Heh. Which is partly why I just do "git diff", which usually tells me what 
is up, or "git log --stat --merge", which is usually even better. I've 
never actually had to scroll up.

[ But I'll also admit that I used to have a "xterm*savedlines=5000" in my 
  .Xdefaults, and it might be worth it for some people. I haven't actually 
  needed it with git, because the _real_ reason for it used to be applying 
  patch-sets, and I've made sure that the git patch-application is so 
  robust that I never need to go back and look for reasons for conflicts - 
  if something conflicts, it just _stops_ and undoes the whole patch 
  instead of continuing to apply the rest or leave the already-applied 
  part applied. ]

Although I agree that we could probably also improve "git status" output, 
especially as I doubt it has been tested much.

People don't tend to use "git status" very much, I suspect - the most 
common usage is not in "git status" itself, but simply as the commit 
message template, and that one obviously cannot have any unmerged stuff at 
all (since then we'd refuse to even go as far as asking for a commit 
message in the first place).

Figuring out that the reason for a conflict is a name clash is not 
necessarily possible after the merge, though: it's really up to the merge 
policy to decide to merge a file cleanly or not, and the "Why" part of why 
some particular merge policy decided not the resolve a file is really 
internal to the policy, and not externally visible in the tree itself.

(But we can certainly see whether it was a pure content conflict or 
whether it had some component of a name clash by just looking at what 
stages we have for a name: so we could at least separate out the causes 
for merge failures at least _partially_ in "git status")

> Fortunately its easy to back out of the merge and redo it with
> large enough scrollback, or redirecting it to a file for later
> review, but its annoying that we don't save that information off
> for later review.

I personally find "git log --merge" to be a huge timesaver. But I have to 
say, I don't think I've seen more than one or two name conflicts ever, and 
almost all of the true issues tend to be just regular data conflicts. So 
that's what I personally care about most.

[ For the non-git users, "git log --merge" is just shorthand for a much 
  more complicated git revision parsing expression which boils down to: 
  "show all commits as they pertain to any remaining unmerged pathnames, 
  and only within the symmetrical set difference between the two branches 
  you merged". You could write it out as

	git log ORIG_HEAD...MERGE_HEAD -- $(git ls-files --unmerged)

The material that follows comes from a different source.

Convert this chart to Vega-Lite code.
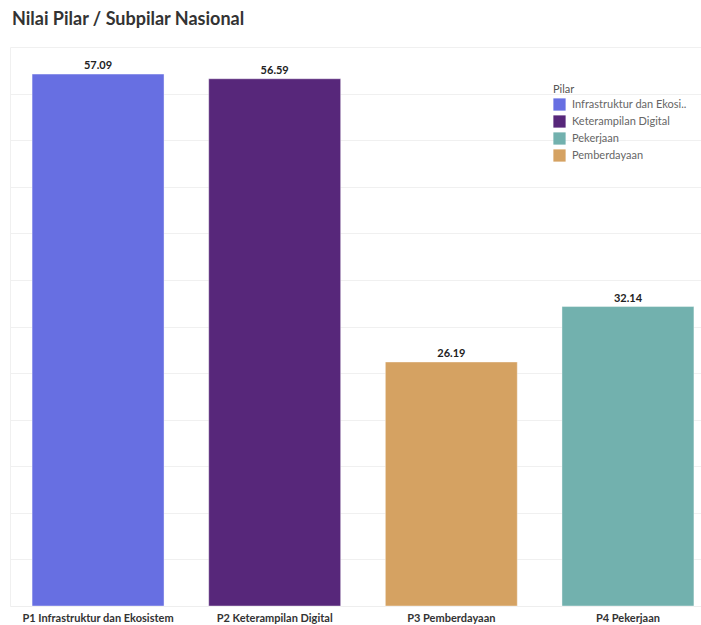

  but that "git log --merge" is a much simpler shorthand for that thing. 

  It's not that merge conflicts are necessarily common, but when they do 
  happen, that's where you _really_ want the SCM to support you in 
  figuring out what happened ]

So with "git diff" showing a three-way diff for anything unmerged, and 
"git log --merge" showing the commits that caused the problems, I don't 
think I've ever really needed to go back and say "ok, so why did that 
fail". 

It's just that "git status" was never what I'd have used in the first 
place. I guess it's been long enough since I used CVS that "git status" 
doesn't even enter my mind all that much on a merge failure.